►

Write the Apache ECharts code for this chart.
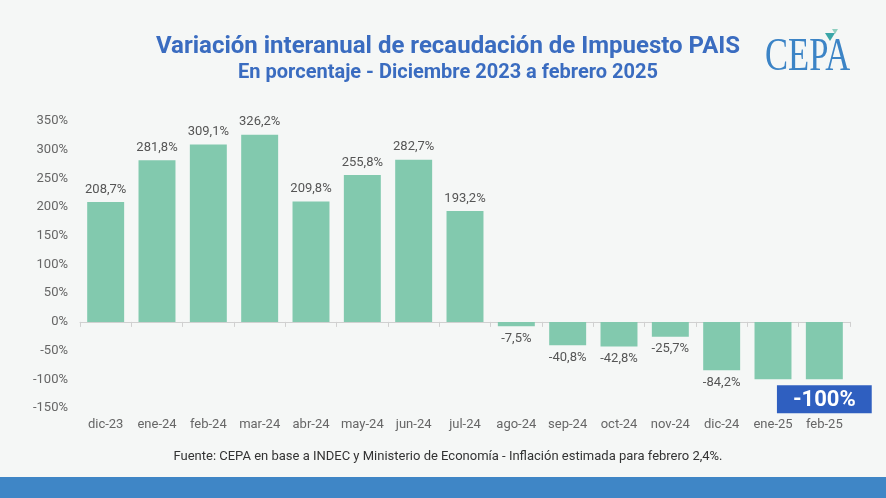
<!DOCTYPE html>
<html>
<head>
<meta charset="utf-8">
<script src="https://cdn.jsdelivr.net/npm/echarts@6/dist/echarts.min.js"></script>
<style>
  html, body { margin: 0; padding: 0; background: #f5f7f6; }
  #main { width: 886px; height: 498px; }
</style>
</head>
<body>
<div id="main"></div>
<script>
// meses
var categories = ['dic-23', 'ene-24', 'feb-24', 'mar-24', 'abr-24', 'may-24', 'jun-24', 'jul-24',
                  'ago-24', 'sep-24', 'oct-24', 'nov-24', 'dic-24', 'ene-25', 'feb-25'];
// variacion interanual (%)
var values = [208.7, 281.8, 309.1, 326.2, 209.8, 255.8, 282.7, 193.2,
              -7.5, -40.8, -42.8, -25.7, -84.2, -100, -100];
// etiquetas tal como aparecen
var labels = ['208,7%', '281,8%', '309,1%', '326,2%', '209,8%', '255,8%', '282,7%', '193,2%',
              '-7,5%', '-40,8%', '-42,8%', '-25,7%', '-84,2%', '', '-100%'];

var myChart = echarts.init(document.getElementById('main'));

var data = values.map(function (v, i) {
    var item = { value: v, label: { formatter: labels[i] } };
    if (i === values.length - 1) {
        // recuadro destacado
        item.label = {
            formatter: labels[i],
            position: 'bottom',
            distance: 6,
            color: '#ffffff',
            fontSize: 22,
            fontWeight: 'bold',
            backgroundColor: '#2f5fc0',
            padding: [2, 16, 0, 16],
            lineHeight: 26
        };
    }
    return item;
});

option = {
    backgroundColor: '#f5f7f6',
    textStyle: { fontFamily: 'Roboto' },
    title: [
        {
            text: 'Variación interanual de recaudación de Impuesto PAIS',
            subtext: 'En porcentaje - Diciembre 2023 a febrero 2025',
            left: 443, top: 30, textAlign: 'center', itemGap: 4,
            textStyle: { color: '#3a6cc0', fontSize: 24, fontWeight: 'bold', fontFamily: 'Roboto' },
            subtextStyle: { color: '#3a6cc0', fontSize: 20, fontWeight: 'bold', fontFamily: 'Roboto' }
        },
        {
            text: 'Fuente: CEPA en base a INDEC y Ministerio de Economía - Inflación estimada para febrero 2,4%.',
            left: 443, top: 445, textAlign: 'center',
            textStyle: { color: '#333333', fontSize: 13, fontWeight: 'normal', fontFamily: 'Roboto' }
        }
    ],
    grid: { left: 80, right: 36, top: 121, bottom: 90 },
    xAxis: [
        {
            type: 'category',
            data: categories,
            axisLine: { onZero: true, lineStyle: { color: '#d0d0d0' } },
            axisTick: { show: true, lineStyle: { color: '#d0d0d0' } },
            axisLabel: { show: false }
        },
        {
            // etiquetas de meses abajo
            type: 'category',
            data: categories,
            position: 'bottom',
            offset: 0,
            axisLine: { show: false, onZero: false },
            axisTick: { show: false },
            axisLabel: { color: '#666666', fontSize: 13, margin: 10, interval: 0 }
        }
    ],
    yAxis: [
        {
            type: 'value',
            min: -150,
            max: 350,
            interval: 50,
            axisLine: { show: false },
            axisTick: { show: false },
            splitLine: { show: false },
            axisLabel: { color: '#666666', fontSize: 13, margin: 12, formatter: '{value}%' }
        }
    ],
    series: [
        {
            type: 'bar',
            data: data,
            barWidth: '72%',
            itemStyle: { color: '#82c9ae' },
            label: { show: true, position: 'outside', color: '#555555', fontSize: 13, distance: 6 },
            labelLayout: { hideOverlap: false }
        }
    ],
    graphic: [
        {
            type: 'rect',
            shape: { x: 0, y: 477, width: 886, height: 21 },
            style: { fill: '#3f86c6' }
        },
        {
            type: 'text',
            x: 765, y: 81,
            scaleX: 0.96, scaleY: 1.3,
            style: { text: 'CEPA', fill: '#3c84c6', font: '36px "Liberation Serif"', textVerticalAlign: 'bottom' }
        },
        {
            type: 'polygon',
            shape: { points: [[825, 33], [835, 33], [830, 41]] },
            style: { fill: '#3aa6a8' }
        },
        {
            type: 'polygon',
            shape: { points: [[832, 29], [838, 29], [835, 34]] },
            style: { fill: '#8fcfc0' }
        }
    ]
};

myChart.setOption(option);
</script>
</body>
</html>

◄

Send back the data above word for word, with the pictures left out.

Write the Apache ECharts code for this chart.
<!DOCTYPE html>
<html>
<head>
<meta charset="utf-8">
<script src="https://cdn.jsdelivr.net/npm/echarts@6/dist/echarts.min.js"></script>
<style>
  html, body { margin: 0; padding: 0; background: #f5f7f6; }
  #main { width: 886px; height: 498px; }
</style>
</head>
<body>
<div id="main"></div>
<script>
// meses
var categories = ['dic-23', 'ene-24', 'feb-24', 'mar-24', 'abr-24', 'may-24', 'jun-24', 'jul-24',
                  'ago-24', 'sep-24', 'oct-24', 'nov-24', 'dic-24', 'ene-25', 'feb-25'];
// variacion interanual (%)
var values = [208.7, 281.8, 309.1, 326.2, 209.8, 255.8, 282.7, 193.2,
              -7.5, -40.8, -42.8, -25.7, -84.2, -100, -100];
// etiquetas tal como aparecen
var labels = ['208,7%', '281,8%', '309,1%', '326,2%', '209,8%', '255,8%', '282,7%', '193,2%',
              '-7,5%', '-40,8%', '-42,8%', '-25,7%', '-84,2%', '', '-100%'];

var myChart = echarts.init(document.getElementById('main'));

var data = values.map(function (v, i) {
    var item = { value: v, label: { formatter: labels[i] } };
    if (i === values.length - 1) {
        // recuadro destacado
        item.label = {
            formatter: labels[i],
            position: 'bottom',
            distance: 6,
            color: '#ffffff',
            fontSize: 22,
            fontWeight: 'bold',
            backgroundColor: '#2f5fc0',
            padding: [2, 16, 0, 16],
            lineHeight: 26
        };
    }
    return item;
});

option = {
    backgroundColor: '#f5f7f6',
    textStyle: { fontFamily: 'Roboto' },
    title: [
        {
            text: 'Variación interanual de recaudación de Impuesto PAIS',
            subtext: 'En porcentaje - Diciembre 2023 a febrero 2025',
            left: 443, top: 30, textAlign: 'center', itemGap: 4,
            textStyle: { color: '#3a6cc0', fontSize: 24, fontWeight: 'bold', fontFamily: 'Roboto' },
            subtextStyle: { color: '#3a6cc0', fontSize: 20, fontWeight: 'bold', fontFamily: 'Roboto' }
        },
        {
            text: 'Fuente: CEPA en base a INDEC y Ministerio de Economía - Inflación estimada para febrero 2,4%.',
            left: 443, top: 445, textAlign: 'center',
            textStyle: { color: '#333333', fontSize: 13, fontWeight: 'normal', fontFamily: 'Roboto' }
        }
    ],
    grid: { left: 80, right: 36, top: 121, bottom: 90 },
    xAxis: [
        {
            type: 'category',
            data: categories,
            axisLine: { onZero: true, lineStyle: { color: '#d0d0d0' } },
            axisTick: { show: true, lineStyle: { color: '#d0d0d0' } },
            axisLabel: { show: false }
        },
        {
            // etiquetas de meses abajo
            type: 'category',
            data: categories,
            position: 'bottom',
            offset: 0,
            axisLine: { show: false, onZero: false },
            axisTick: { show: false },
            axisLabel: { color: '#666666', fontSize: 13, margin: 10, interval: 0 }
        }
    ],
    yAxis: [
        {
            type: 'value',
            min: -150,
            max: 350,
            interval: 50,
            axisLine: { show: false },
            axisTick: { show: false },
            splitLine: { show: false },
            axisLabel: { color: '#666666', fontSize: 13, margin: 12, formatter: '{value}%' }
        }
    ],
    series: [
        {
            type: 'bar',
            data: data,
            barWidth: '72%',
            itemStyle: { color: '#82c9ae' },
            label: { show: true, position: 'outside', color: '#555555', fontSize: 13, distance: 6 },
            labelLayout: { hideOverlap: false }
        }
    ],
    graphic: [
        {
            type: 'rect',
            shape: { x: 0, y: 477, width: 886, height: 21 },
            style: { fill: '#3f86c6' }
        },
        {
            type: 'text',
            x: 765, y: 81,
            scaleX: 0.96, scaleY: 1.3,
            style: { text: 'CEPA', fill: '#3c84c6', font: '36px "Liberation Serif"', textVerticalAlign: 'bottom' }
        },
        {
            type: 'polygon',
            shape: { points: [[825, 33], [835, 33], [830, 41]] },
            style: { fill: '#3aa6a8' }
        },
        {
            type: 'polygon',
            shape: { points: [[832, 29], [838, 29], [835, 34]] },
            style: { fill: '#8fcfc0' }
        }
    ]
};

myChart.setOption(option);
</script>
</body>
</html>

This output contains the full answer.